Using the model allows the extension of the characteristic on other parameters of the dental bur that change in the working process, as a result of wear. In addition, the methodology used is a novelty in the field, although in the literature there are various models of experimental data, considering one, two, or even three parameters, in other forms and applying other mathematical methods. The model used allows the extension of the correlation/characteristic of the rotational velocity–time–wear (mass lost due to wear) on other parameters of the dental bur that change in the working process, as a result of wear.
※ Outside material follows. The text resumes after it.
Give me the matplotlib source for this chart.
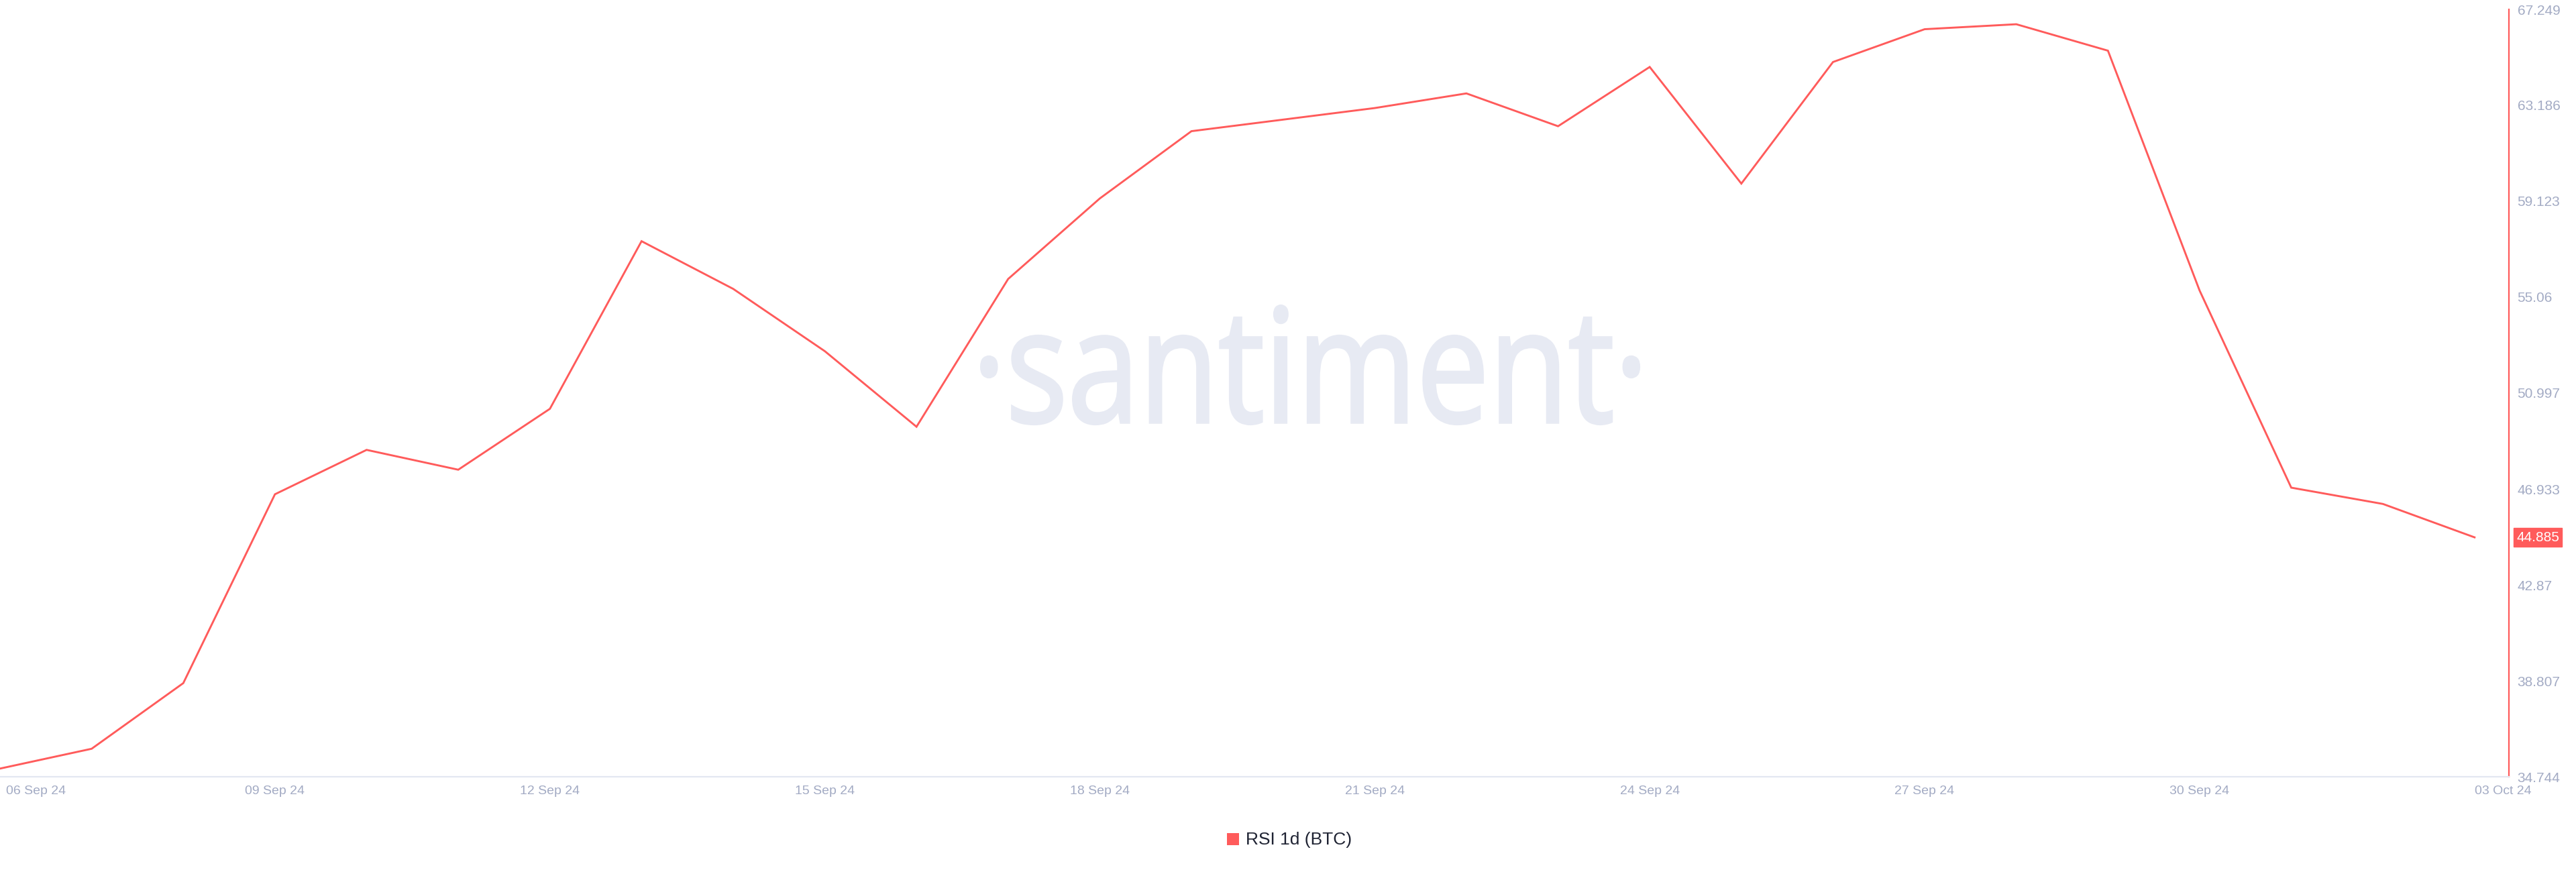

By the study of durability and reliability based on the wear phenomenon for the dental burs (of the same type) tested and by the experimental data, it has been shown that practical results can be obtained, such as the extension of the lifetime of the dental bur (so, and of the material from which the dental bur is built) or even working process optimization of the bur in operation. The experimental results/data obtained for the wear of the active part of the dental bur in the work process were validated by interpolation of these results and led to polynomial functions which approximate very well the dependent parameter (lost mass due to dental bur wear, m_w).

The results of the interpolation established the optimal work time, with high efficiency of the dental bur, after which it can be easily decommissioned, as well as the criterion for replacing the worn dental bur.

The researched dental burs can operate without a major risk of failure for up to 10 hours, and for up to 11 hours the instantaneous risk of failure is below 10%, so very close to the determined analytically based on the experimental results, which confirms the veracity and correlation analytical and experimental results.